Set exercise ▸
Make an exact copy of all the material below, apart from the pictures.

Data section ▸
----
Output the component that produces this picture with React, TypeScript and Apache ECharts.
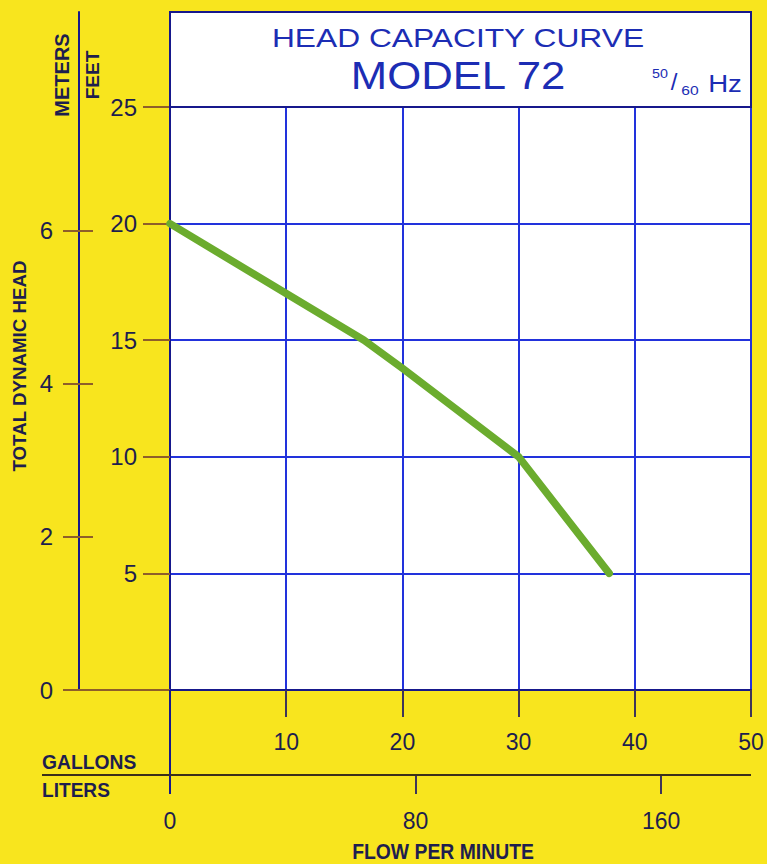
import React, { useEffect, useRef } from 'react';
import * as echarts from 'echarts';

// ---- data ----
const gallonsTicks = [10, 20, 30, 40, 50];
const litersTicks = [0, 80, 160];
const feetTicks = [5, 10, 15, 20, 25];
const metersTicks = [0, 2, 4, 6];
const flowGallons = [0, 10, 16.7, 20, 30, 37.8];
const headFeet = [20, 17, 15, 13.8, 10, 5];

const GAL_TO_L = 3.78541;
const FT_TO_M = 0.3048;

// ---- layout ----
const PLOT_L = 170;
const PLOT_T = 107;
const PLOT_W = 581;
const PLOT_H = 583;
const PLOT_B = PLOT_T + PLOT_H;
const BOX_T = 12;
const FEET_MAX = 25;
const GAL_MAX = 50;
const METERS_MAX = FEET_MAX * FT_TO_M * (PLOT_B - BOX_T) / PLOT_H;

// ---- colours ----
const YELLOW = '#F8E51E';
const GRID_BLUE = '#2232DC';
const DARK_BLUE = '#16188C';
const TITLE_BLUE = '#1C2DB4';
const LABEL = '#1E1E4E';
const BROWN = '#8E5E2A';
const TICK_DARK = '#3E3458';
const GREEN = '#6BAC2E';
const FONT = "'Liberation Sans', Arial, Helvetica, sans-serif";

function txt(text: string, x: number, y: number, o: any = {}) {
  return {
    type: 'text',
    x,
    y,
    rotation: o.rotation || 0,
    scaleX: o.scaleX || 1,
    scaleY: 1,
    z: 10,
    style: {
      text,
      fontSize: o.fontSize || 20,
      fontWeight: o.fontWeight || 'normal',
      fontFamily: FONT,
      fill: o.fill || LABEL,
      textAlign: o.align || 'center',
      align: o.align || 'center',
      textVerticalAlign: 'middle',
      verticalAlign: 'middle',
    },
  };
}

export default function App() {
  const ref = useRef<HTMLDivElement>(null);

  useEffect(() => {
    document.body.style.margin = '0';
    if (!ref.current) return;
    const chart = echarts.init(ref.current, undefined, { renderer: 'svg' });

    const labelBase = { color: LABEL, fontFamily: FONT };

    const option: any = {
      animation: false,
      backgroundColor: YELLOW,
      grid: [
        {
          left: PLOT_L, top: PLOT_T, width: PLOT_W, height: PLOT_H,
          show: true, backgroundColor: '#FFFFFF', borderColor: DARK_BLUE, borderWidth: 2,
        },
        { left: PLOT_L, top: BOX_T, width: PLOT_W, height: PLOT_B - BOX_T, show: false },
      ],
      xAxis: [
        {
          gridIndex: 0, type: 'value', min: 0, max: GAL_MAX, interval: 10, position: 'bottom',
          axisLine: { show: true, onZero: false, lineStyle: { color: DARK_BLUE, width: 2 } },
          axisTick: { show: true, length: 27, customValues: gallonsTicks, lineStyle: { color: TICK_DARK, width: 2 } },
          axisLabel: { customValues: gallonsTicks, margin: 40, fontSize: 23, ...labelBase },
          splitLine: { show: true, lineStyle: { color: GRID_BLUE, width: 2 } },
        },
        {
          gridIndex: 0, type: 'value', min: 0, max: GAL_MAX * GAL_TO_L, position: 'bottom', offset: 85,
          axisLine: { show: false, onZero: false },
          axisTick: { show: true, length: 19, customValues: litersTicks, lineStyle: { color: TICK_DARK, width: 2 } },
          axisLabel: { customValues: litersTicks, margin: 34, fontSize: 23, ...labelBase },
          splitLine: { show: false },
        },
        { gridIndex: 1, type: 'value', min: 0, max: GAL_MAX, show: false, axisLine: { onZero: false } },
      ],
      yAxis: [
        {
          gridIndex: 0, type: 'value', min: 0, max: FEET_MAX, interval: 5, position: 'left',
          axisLine: { show: true, onZero: false, lineStyle: { color: DARK_BLUE, width: 2 } },
          axisTick: { show: true, length: 27, customValues: feetTicks, lineStyle: { color: BROWN, width: 2 } },
          axisLabel: { customValues: feetTicks, margin: 33, fontSize: 24, ...labelBase },
          splitLine: { show: true, lineStyle: { color: GRID_BLUE, width: 2 } },
        },
        {
          gridIndex: 1, type: 'value', min: 0, max: METERS_MAX, position: 'left', offset: 91,
          axisLine: { show: true, onZero: false, lineStyle: { color: DARK_BLUE, width: 2 } },
          axisTick: { show: true, length: 16, customValues: metersTicks, lineStyle: { color: BROWN, width: 2 } },
          axisLabel: { customValues: metersTicks, margin: 26, fontSize: 24, ...labelBase },
          splitLine: { show: false },
        },
        {
          gridIndex: 1, type: 'value', min: 0, max: METERS_MAX, position: 'left', offset: 91,
          axisLine: { show: false, onZero: false },
          axisTick: { show: true, inside: true, length: 14, customValues: metersTicks, lineStyle: { color: BROWN, width: 2 } },
          axisLabel: { show: false },
          splitLine: { show: false },
        },
      ],
      series: [
        {
          type: 'line', xAxisIndex: 0, yAxisIndex: 0,
          data: flowGallons.map((g, i) => [g, headFeet[i]]),
          symbol: 'none', z: 5,
          lineStyle: { color: GREEN, width: 7.5, cap: 'round', join: 'round' },
        },
      ],
      graphic: [
        {
          type: 'rect', z: 1,
          shape: { x: PLOT_L, y: BOX_T, width: PLOT_W, height: PLOT_T - BOX_T },
          style: { fill: '#FFFFFF', stroke: DARK_BLUE, lineWidth: 2 },
        },
        { type: 'line', z: 2, shape: { x1: 63, y1: PLOT_B, x2: PLOT_L, y2: PLOT_B }, style: { stroke: BROWN, lineWidth: 2 } },
        { type: 'line', z: 2, shape: { x1: PLOT_L, y1: PLOT_B, x2: PLOT_L, y2: 794 }, style: { stroke: DARK_BLUE, lineWidth: 2 } },
        { type: 'line', z: 2, shape: { x1: 42, y1: 775, x2: 751, y2: 775 }, style: { stroke: '#3B2F1A', lineWidth: 2 } },
        txt('HEAD CAPACITY CURVE', 458, 38, { fontSize: 25, scaleX: 1.27, fill: TITLE_BLUE }),
        txt('MODEL 72', 458, 76, { fontSize: 38, scaleX: 1.15, fill: TITLE_BLUE }),
        txt('50', 660, 74, { fontSize: 13, scaleX: 1.1, fill: TITLE_BLUE }),
        txt('/', 674, 81, { fontSize: 24, fill: TITLE_BLUE }),
        txt('60', 690, 90, { fontSize: 13, scaleX: 1.2, fill: TITLE_BLUE }),
        txt('Hz', 725, 84, { fontSize: 24, scaleX: 1.15, fill: TITLE_BLUE }),
        txt('TOTAL DYNAMIC HEAD', 20, 366, { fontSize: 18, fontWeight: 'bold', rotation: Math.PI / 2, scaleX: 1.04 }),
        txt('METERS', 62, 75, { fontSize: 20, fontWeight: 'bold', rotation: Math.PI / 2 }),
        txt('FEET', 92, 75, { fontSize: 19, fontWeight: 'bold', rotation: Math.PI / 2 }),
        txt('GALLONS', 42, 762, { fontSize: 21, fontWeight: 'bold', scaleX: 0.92, align: 'left' }),
        txt('LITERS', 42, 790, { fontSize: 21, fontWeight: 'bold', scaleX: 0.91, align: 'left' }),
        txt('FLOW PER MINUTE', 443, 851, { fontSize: 22, fontWeight: 'bold', scaleX: 0.88 }),
      ],
    };

    chart.setOption(option);
    return () => chart.dispose();
  }, []);

  return <div ref={ref} style={{ width: 767, height: 864 }} />;
}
----
Answer to the task ▸
Output the component that produces this picture with React, TypeScript and Apache ECharts.
import React, { useEffect, useRef } from 'react';
import * as echarts from 'echarts';

// ---- data ----
const gallonsTicks = [10, 20, 30, 40, 50];
const litersTicks = [0, 80, 160];
const feetTicks = [5, 10, 15, 20, 25];
const metersTicks = [0, 2, 4, 6];
const flowGallons = [0, 10, 16.7, 20, 30, 37.8];
const headFeet = [20, 17, 15, 13.8, 10, 5];

const GAL_TO_L = 3.78541;
const FT_TO_M = 0.3048;

// ---- layout ----
const PLOT_L = 170;
const PLOT_T = 107;
const PLOT_W = 581;
const PLOT_H = 583;
const PLOT_B = PLOT_T + PLOT_H;
const BOX_T = 12;
const FEET_MAX = 25;
const GAL_MAX = 50;
const METERS_MAX = FEET_MAX * FT_TO_M * (PLOT_B - BOX_T) / PLOT_H;

// ---- colours ----
const YELLOW = '#F8E51E';
const GRID_BLUE = '#2232DC';
const DARK_BLUE = '#16188C';
const TITLE_BLUE = '#1C2DB4';
const LABEL = '#1E1E4E';
const BROWN = '#8E5E2A';
const TICK_DARK = '#3E3458';
const GREEN = '#6BAC2E';
const FONT = "'Liberation Sans', Arial, Helvetica, sans-serif";

function txt(text: string, x: number, y: number, o: any = {}) {
  return {
    type: 'text',
    x,
    y,
    rotation: o.rotation || 0,
    scaleX: o.scaleX || 1,
    scaleY: 1,
    z: 10,
    style: {
      text,
      fontSize: o.fontSize || 20,
      fontWeight: o.fontWeight || 'normal',
      fontFamily: FONT,
      fill: o.fill || LABEL,
      textAlign: o.align || 'center',
      align: o.align || 'center',
      textVerticalAlign: 'middle',
      verticalAlign: 'middle',
    },
  };
}

export default function App() {
  const ref = useRef<HTMLDivElement>(null);

  useEffect(() => {
    document.body.style.margin = '0';
    if (!ref.current) return;
    const chart = echarts.init(ref.current, undefined, { renderer: 'svg' });

    const labelBase = { color: LABEL, fontFamily: FONT };

    const option: any = {
      animation: false,
      backgroundColor: YELLOW,
      grid: [
        {
          left: PLOT_L, top: PLOT_T, width: PLOT_W, height: PLOT_H,
          show: true, backgroundColor: '#FFFFFF', borderColor: DARK_BLUE, borderWidth: 2,
        },
        { left: PLOT_L, top: BOX_T, width: PLOT_W, height: PLOT_B - BOX_T, show: false },
      ],
      xAxis: [
        {
          gridIndex: 0, type: 'value', min: 0, max: GAL_MAX, interval: 10, position: 'bottom',
          axisLine: { show: true, onZero: false, lineStyle: { color: DARK_BLUE, width: 2 } },
          axisTick: { show: true, length: 27, customValues: gallonsTicks, lineStyle: { color: TICK_DARK, width: 2 } },
          axisLabel: { customValues: gallonsTicks, margin: 40, fontSize: 23, ...labelBase },
          splitLine: { show: true, lineStyle: { color: GRID_BLUE, width: 2 } },
        },
        {
          gridIndex: 0, type: 'value', min: 0, max: GAL_MAX * GAL_TO_L, position: 'bottom', offset: 85,
          axisLine: { show: false, onZero: false },
          axisTick: { show: true, length: 19, customValues: litersTicks, lineStyle: { color: TICK_DARK, width: 2 } },
          axisLabel: { customValues: litersTicks, margin: 34, fontSize: 23, ...labelBase },
          splitLine: { show: false },
        },
        { gridIndex: 1, type: 'value', min: 0, max: GAL_MAX, show: false, axisLine: { onZero: false } },
      ],
      yAxis: [
        {
          gridIndex: 0, type: 'value', min: 0, max: FEET_MAX, interval: 5, position: 'left',
          axisLine: { show: true, onZero: false, lineStyle: { color: DARK_BLUE, width: 2 } },
          axisTick: { show: true, length: 27, customValues: feetTicks, lineStyle: { color: BROWN, width: 2 } },
          axisLabel: { customValues: feetTicks, margin: 33, fontSize: 24, ...labelBase },
          splitLine: { show: true, lineStyle: { color: GRID_BLUE, width: 2 } },
        },
        {
          gridIndex: 1, type: 'value', min: 0, max: METERS_MAX, position: 'left', offset: 91,
          axisLine: { show: true, onZero: false, lineStyle: { color: DARK_BLUE, width: 2 } },
          axisTick: { show: true, length: 16, customValues: metersTicks, lineStyle: { color: BROWN, width: 2 } },
          axisLabel: { customValues: metersTicks, margin: 26, fontSize: 24, ...labelBase },
          splitLine: { show: false },
        },
        {
          gridIndex: 1, type: 'value', min: 0, max: METERS_MAX, position: 'left', offset: 91,
          axisLine: { show: false, onZero: false },
          axisTick: { show: true, inside: true, length: 14, customValues: metersTicks, lineStyle: { color: BROWN, width: 2 } },
          axisLabel: { show: false },
          splitLine: { show: false },
        },
      ],
      series: [
        {
          type: 'line', xAxisIndex: 0, yAxisIndex: 0,
          data: flowGallons.map((g, i) => [g, headFeet[i]]),
          symbol: 'none', z: 5,
          lineStyle: { color: GREEN, width: 7.5, cap: 'round', join: 'round' },
        },
      ],
      graphic: [
        {
          type: 'rect', z: 1,
          shape: { x: PLOT_L, y: BOX_T, width: PLOT_W, height: PLOT_T - BOX_T },
          style: { fill: '#FFFFFF', stroke: DARK_BLUE, lineWidth: 2 },
        },
        { type: 'line', z: 2, shape: { x1: 63, y1: PLOT_B, x2: PLOT_L, y2: PLOT_B }, style: { stroke: BROWN, lineWidth: 2 } },
        { type: 'line', z: 2, shape: { x1: PLOT_L, y1: PLOT_B, x2: PLOT_L, y2: 794 }, style: { stroke: DARK_BLUE, lineWidth: 2 } },
        { type: 'line', z: 2, shape: { x1: 42, y1: 775, x2: 751, y2: 775 }, style: { stroke: '#3B2F1A', lineWidth: 2 } },
        txt('HEAD CAPACITY CURVE', 458, 38, { fontSize: 25, scaleX: 1.27, fill: TITLE_BLUE }),
        txt('MODEL 72', 458, 76, { fontSize: 38, scaleX: 1.15, fill: TITLE_BLUE }),
        txt('50', 660, 74, { fontSize: 13, scaleX: 1.1, fill: TITLE_BLUE }),
        txt('/', 674, 81, { fontSize: 24, fill: TITLE_BLUE }),
        txt('60', 690, 90, { fontSize: 13, scaleX: 1.2, fill: TITLE_BLUE }),
        txt('Hz', 725, 84, { fontSize: 24, scaleX: 1.15, fill: TITLE_BLUE }),
        txt('TOTAL DYNAMIC HEAD', 20, 366, { fontSize: 18, fontWeight: 'bold', rotation: Math.PI / 2, scaleX: 1.04 }),
        txt('METERS', 62, 75, { fontSize: 20, fontWeight: 'bold', rotation: Math.PI / 2 }),
        txt('FEET', 92, 75, { fontSize: 19, fontWeight: 'bold', rotation: Math.PI / 2 }),
        txt('GALLONS', 42, 762, { fontSize: 21, fontWeight: 'bold', scaleX: 0.92, align: 'left' }),
        txt('LITERS', 42, 790, { fontSize: 21, fontWeight: 'bold', scaleX: 0.91, align: 'left' }),
        txt('FLOW PER MINUTE', 443, 851, { fontSize: 22, fontWeight: 'bold', scaleX: 0.88 }),
      ],
    };

    chart.setOption(option);
    return () => chart.dispose();
  }, []);

  return <div ref={ref} style={{ width: 767, height: 864 }} />;
}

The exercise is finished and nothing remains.